Life has gone full circle and here we are living in Twickenham again, on the outskirts of London. It’s where our kids were born and where we bought our first homes before emigrating to tropical North Queensland. I have to say I’m quite happy with that, it’s a nice place to call home and within easy striking distance of London for big, fun days out.
Without all the details of where we’re living and what it’s costing us, ( that’s for another post) I thought I’d give you a quick tour of Twickenham, one of several places around the world I call home.
Eating and Drinking in Twickenham
We have more pubs and restaurants than you could even hope to try. There are beautiful old pubs, some with views of the Thames and a few more modern bars. We have restaurants serving Thai, Indian, Vietnamese and many other cuisines.

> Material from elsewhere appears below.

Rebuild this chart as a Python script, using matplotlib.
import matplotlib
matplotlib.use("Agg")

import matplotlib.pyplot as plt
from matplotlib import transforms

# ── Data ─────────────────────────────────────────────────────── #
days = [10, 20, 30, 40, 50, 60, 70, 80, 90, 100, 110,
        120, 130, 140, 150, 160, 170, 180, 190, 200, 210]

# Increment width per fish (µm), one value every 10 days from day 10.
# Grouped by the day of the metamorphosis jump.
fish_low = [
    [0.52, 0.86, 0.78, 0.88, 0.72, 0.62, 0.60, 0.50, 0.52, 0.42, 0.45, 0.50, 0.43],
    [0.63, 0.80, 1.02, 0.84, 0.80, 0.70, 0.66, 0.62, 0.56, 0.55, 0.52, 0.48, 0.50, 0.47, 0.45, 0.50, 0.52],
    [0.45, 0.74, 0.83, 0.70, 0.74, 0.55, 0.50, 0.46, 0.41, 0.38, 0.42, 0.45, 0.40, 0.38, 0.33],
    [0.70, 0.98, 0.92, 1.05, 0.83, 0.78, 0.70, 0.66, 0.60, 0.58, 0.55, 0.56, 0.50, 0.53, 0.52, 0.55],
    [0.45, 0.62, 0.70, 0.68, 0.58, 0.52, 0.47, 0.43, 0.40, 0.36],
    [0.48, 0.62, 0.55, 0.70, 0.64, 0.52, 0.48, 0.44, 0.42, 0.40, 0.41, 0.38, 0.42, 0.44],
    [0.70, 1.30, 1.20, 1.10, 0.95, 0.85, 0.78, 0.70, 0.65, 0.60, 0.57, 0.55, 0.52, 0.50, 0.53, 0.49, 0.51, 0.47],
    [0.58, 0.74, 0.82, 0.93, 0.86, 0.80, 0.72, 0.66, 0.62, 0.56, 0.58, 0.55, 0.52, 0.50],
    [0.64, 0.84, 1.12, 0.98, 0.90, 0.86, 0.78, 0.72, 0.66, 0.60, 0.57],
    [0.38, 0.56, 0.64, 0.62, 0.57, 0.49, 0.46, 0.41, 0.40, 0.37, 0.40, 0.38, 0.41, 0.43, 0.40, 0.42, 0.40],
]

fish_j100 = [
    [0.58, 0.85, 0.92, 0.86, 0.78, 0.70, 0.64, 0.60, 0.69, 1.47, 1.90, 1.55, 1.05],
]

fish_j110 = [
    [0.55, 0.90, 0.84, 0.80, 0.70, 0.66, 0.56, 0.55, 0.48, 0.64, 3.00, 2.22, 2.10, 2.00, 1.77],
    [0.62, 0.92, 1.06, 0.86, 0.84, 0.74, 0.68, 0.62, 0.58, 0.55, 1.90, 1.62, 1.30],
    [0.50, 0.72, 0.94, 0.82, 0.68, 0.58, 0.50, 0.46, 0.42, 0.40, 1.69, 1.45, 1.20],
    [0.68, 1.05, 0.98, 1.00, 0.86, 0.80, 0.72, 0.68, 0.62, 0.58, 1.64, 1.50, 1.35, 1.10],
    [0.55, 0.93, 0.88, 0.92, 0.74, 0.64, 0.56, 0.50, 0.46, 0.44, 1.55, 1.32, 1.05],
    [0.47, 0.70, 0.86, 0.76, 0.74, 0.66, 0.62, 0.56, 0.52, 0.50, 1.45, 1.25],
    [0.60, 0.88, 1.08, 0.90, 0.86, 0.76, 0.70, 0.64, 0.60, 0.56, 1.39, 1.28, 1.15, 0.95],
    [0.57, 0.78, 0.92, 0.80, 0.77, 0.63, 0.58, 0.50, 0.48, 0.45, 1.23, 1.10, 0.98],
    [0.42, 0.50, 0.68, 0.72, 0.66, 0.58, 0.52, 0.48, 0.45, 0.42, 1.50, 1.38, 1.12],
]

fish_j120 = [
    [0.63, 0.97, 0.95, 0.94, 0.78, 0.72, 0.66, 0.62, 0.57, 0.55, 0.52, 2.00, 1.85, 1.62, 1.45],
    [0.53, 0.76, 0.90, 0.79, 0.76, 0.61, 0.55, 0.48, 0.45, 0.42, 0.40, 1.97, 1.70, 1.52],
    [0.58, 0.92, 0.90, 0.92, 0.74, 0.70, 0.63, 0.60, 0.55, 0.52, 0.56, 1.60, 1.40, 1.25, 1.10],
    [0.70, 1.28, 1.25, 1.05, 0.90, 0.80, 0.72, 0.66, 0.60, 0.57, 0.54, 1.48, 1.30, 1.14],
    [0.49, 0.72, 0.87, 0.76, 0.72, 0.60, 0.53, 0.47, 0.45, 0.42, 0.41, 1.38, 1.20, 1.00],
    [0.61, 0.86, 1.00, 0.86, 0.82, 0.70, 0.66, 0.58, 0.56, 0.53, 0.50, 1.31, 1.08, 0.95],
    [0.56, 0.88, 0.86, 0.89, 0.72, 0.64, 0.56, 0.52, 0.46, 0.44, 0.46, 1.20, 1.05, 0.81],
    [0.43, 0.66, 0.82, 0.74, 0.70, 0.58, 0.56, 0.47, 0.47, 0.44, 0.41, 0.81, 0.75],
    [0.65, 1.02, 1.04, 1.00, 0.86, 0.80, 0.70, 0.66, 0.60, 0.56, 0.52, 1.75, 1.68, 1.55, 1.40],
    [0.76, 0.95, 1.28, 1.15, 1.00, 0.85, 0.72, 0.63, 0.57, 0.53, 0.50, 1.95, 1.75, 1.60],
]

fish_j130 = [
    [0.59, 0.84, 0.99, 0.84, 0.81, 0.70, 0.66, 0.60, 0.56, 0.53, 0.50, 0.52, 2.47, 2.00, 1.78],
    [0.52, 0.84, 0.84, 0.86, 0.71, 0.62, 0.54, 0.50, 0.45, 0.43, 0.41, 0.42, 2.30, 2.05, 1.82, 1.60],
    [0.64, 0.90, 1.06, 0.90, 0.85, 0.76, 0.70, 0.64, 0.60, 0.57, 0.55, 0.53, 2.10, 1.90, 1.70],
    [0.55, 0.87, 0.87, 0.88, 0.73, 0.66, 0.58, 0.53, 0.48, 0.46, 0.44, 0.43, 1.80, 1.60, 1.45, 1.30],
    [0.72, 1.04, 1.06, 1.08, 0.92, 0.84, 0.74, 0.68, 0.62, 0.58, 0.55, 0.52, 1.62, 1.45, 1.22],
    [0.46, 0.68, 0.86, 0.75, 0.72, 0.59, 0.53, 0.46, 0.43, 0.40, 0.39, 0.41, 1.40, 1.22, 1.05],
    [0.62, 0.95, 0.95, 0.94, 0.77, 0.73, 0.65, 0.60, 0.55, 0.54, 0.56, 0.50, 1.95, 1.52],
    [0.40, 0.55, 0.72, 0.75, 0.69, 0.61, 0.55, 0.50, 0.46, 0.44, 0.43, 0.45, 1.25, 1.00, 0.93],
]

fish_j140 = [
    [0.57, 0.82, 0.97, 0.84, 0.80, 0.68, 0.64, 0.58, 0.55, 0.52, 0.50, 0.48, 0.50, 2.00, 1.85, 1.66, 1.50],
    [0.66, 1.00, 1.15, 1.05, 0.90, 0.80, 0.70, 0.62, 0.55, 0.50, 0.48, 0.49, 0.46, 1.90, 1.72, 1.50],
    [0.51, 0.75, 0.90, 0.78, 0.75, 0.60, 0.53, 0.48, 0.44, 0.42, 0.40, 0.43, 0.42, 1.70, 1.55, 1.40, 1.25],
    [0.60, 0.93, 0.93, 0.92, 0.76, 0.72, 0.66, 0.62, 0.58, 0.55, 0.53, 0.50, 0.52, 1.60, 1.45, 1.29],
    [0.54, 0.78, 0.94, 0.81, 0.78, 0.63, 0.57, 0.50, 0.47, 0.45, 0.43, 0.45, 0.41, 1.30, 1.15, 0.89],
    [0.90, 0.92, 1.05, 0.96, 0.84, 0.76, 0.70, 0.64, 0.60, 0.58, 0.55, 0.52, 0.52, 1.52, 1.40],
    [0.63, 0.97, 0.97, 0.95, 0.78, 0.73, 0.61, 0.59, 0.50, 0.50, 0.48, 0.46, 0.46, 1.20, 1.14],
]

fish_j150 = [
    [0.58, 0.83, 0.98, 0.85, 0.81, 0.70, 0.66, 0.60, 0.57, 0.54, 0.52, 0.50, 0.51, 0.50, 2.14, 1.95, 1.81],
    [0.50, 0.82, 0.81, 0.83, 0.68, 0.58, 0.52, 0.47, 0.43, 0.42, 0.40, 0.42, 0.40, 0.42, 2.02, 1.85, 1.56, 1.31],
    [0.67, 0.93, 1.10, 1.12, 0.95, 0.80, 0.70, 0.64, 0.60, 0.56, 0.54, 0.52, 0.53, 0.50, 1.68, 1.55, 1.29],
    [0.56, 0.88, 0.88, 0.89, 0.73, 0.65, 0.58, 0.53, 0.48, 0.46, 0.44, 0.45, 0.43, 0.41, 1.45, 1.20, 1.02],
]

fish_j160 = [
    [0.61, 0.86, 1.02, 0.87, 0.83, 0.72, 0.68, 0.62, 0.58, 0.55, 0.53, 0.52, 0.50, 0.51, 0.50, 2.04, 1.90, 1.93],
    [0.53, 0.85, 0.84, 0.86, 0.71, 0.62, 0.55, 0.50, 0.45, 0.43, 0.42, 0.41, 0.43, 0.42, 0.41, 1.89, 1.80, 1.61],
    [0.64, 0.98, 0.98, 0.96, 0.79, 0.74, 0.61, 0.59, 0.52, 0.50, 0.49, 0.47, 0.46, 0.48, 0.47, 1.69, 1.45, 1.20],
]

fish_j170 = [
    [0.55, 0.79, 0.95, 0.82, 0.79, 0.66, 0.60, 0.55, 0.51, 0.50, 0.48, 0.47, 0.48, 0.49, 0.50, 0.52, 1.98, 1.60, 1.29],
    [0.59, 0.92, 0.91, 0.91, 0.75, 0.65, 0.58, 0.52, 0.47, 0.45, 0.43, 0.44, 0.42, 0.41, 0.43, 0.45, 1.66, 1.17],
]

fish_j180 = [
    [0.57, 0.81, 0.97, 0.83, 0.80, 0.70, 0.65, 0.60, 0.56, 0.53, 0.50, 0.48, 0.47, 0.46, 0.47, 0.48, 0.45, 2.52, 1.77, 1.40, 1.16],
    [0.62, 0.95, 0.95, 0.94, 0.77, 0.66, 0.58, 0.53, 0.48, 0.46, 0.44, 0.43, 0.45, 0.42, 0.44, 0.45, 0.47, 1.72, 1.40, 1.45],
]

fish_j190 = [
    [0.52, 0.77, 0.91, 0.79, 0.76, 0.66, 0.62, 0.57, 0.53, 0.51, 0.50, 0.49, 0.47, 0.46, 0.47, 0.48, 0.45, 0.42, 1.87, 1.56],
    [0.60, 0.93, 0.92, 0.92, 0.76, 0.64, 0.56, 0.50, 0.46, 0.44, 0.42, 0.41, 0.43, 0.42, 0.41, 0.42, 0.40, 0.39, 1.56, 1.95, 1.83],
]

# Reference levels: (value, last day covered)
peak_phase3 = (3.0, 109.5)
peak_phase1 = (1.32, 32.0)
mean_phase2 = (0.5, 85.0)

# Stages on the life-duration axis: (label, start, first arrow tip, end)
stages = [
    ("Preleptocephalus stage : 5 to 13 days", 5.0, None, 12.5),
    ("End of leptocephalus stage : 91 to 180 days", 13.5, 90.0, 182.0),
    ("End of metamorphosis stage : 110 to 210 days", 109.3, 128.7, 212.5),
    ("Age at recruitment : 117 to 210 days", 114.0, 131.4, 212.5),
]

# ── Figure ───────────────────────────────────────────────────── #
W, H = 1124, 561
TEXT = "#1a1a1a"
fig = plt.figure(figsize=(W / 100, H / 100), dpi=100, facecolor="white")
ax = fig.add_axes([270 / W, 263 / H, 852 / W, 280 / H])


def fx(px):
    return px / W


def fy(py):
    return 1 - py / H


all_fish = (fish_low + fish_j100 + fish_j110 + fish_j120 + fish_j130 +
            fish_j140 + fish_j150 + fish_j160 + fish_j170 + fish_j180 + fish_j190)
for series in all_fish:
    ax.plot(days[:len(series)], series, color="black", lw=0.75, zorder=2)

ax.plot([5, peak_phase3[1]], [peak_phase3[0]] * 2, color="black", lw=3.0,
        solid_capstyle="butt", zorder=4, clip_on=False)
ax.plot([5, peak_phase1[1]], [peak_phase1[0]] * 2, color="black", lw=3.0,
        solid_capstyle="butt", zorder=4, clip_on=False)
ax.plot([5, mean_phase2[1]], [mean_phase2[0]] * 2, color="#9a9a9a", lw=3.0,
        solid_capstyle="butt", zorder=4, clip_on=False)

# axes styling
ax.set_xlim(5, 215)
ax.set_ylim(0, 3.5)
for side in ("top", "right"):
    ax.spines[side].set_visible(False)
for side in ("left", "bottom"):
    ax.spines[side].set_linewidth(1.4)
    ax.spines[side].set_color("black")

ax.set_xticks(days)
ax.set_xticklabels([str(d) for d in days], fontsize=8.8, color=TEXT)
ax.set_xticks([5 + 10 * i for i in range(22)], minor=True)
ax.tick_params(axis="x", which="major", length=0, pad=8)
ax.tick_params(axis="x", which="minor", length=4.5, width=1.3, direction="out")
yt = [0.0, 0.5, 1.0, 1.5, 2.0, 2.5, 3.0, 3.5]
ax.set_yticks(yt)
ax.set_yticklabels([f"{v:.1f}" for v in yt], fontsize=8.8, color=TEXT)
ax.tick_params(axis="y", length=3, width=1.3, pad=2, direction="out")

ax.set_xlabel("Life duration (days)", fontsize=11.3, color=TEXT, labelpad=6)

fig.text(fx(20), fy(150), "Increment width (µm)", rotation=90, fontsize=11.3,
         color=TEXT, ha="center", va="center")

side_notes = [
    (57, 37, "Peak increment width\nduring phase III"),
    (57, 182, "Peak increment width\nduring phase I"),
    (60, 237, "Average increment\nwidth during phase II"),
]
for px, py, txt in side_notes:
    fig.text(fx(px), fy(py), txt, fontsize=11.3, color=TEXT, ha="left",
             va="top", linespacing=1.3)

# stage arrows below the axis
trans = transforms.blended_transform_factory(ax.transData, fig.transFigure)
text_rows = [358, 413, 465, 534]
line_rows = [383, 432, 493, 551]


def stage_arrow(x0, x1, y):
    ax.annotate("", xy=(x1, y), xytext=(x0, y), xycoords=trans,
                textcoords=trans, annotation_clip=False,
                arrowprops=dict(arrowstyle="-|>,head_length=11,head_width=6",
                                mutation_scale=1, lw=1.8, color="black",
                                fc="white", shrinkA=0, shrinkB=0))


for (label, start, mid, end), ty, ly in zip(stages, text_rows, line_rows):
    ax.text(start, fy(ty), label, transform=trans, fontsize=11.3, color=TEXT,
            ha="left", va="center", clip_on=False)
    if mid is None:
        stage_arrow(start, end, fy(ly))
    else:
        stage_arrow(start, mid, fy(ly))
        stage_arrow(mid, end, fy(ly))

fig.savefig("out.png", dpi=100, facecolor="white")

Twickenham also has some great food stores, there are branches of the big chains and smaller specialist shops. Sandy’s Fishmongers is a thriving local business, a fish shop that on Saturdays, you will have to queue to enter. Right across the main road is a butchers selling all the organic, grass fed meats that are so popular these days. There are obviously a lot of foodies in Twickenham to support so many up-market food outlets.
On Saturday morning Twickenham Farmer’s Market brings us fresh produce, baked goods, flowers and speciality meats, all from the local area.
If you miss the Saturday market, Richmond’s Duckpond market, a short walk up the Thames, is open on Sundays.
History in Twickenham
A Thames-side address was obviously as desirable in the past as it is today. We have several stately homes within walking distance. Ham House, on the other side of the river, is accessible by a little family-run ferry and was one of the grandest Stuart houses in the country.
Ham House is run by the National Trust and we very much enjoyed our visit, the hands-on displays and treasure hunt for the kids, along with the beautiful gardens and tea rooms made a great family day out.
On the Twickenham side we have Marble Hill House ,Orleans House and York House with gardens, a gallery and the remarkable riverside sculpture garden belonging to York House. Former resident Sir Ratan Tata, of the Indian motor vehicle company, had the over-sized water nymphs and horses installed. We can walk to all four houses mentioned here within 10 minutes.
Other famous former residents include Alexander Pope and the Twining tea family.
Twickenham museum, near the river, is a small attraction, but free and informative, the staff gave us a lovely personal tour.
Living in Twickenham is considered highly desirable and house prices are high. At our end of town we’re closer to Richmond Upon Thames than Twickenham town centre, we can walk here, to up-market Richmond, within 5 minutes. Or stroll into Twickenham for the library and the shops within 10.
In another couple of minutes we’re on the District Line and heading for central London.
We can be at any of London’s famous sites within an hour, train connections are superb and being at the end of the tube system is a big saver on transport costs compared to more out-lying locations..
Twickenham for Tourists
I’m not going to suggest that you particularly put Twickenham on your list of must-see places for the UK. It’s not going to compete with Stonehenge or the Avebury stone circles, but, if you’re in the area, it’s well worth a look.
For sports fans, Twickenham Rugby Stadium offers tours of the iconic home base of English rugby, or a stroll by the river and a meal and a pint in one of our lovely old pubs may be more your scene. Walk in the parks, feed the swans, admire the stately homes, let your children play in the great playgrounds, it’s a perfect place to be.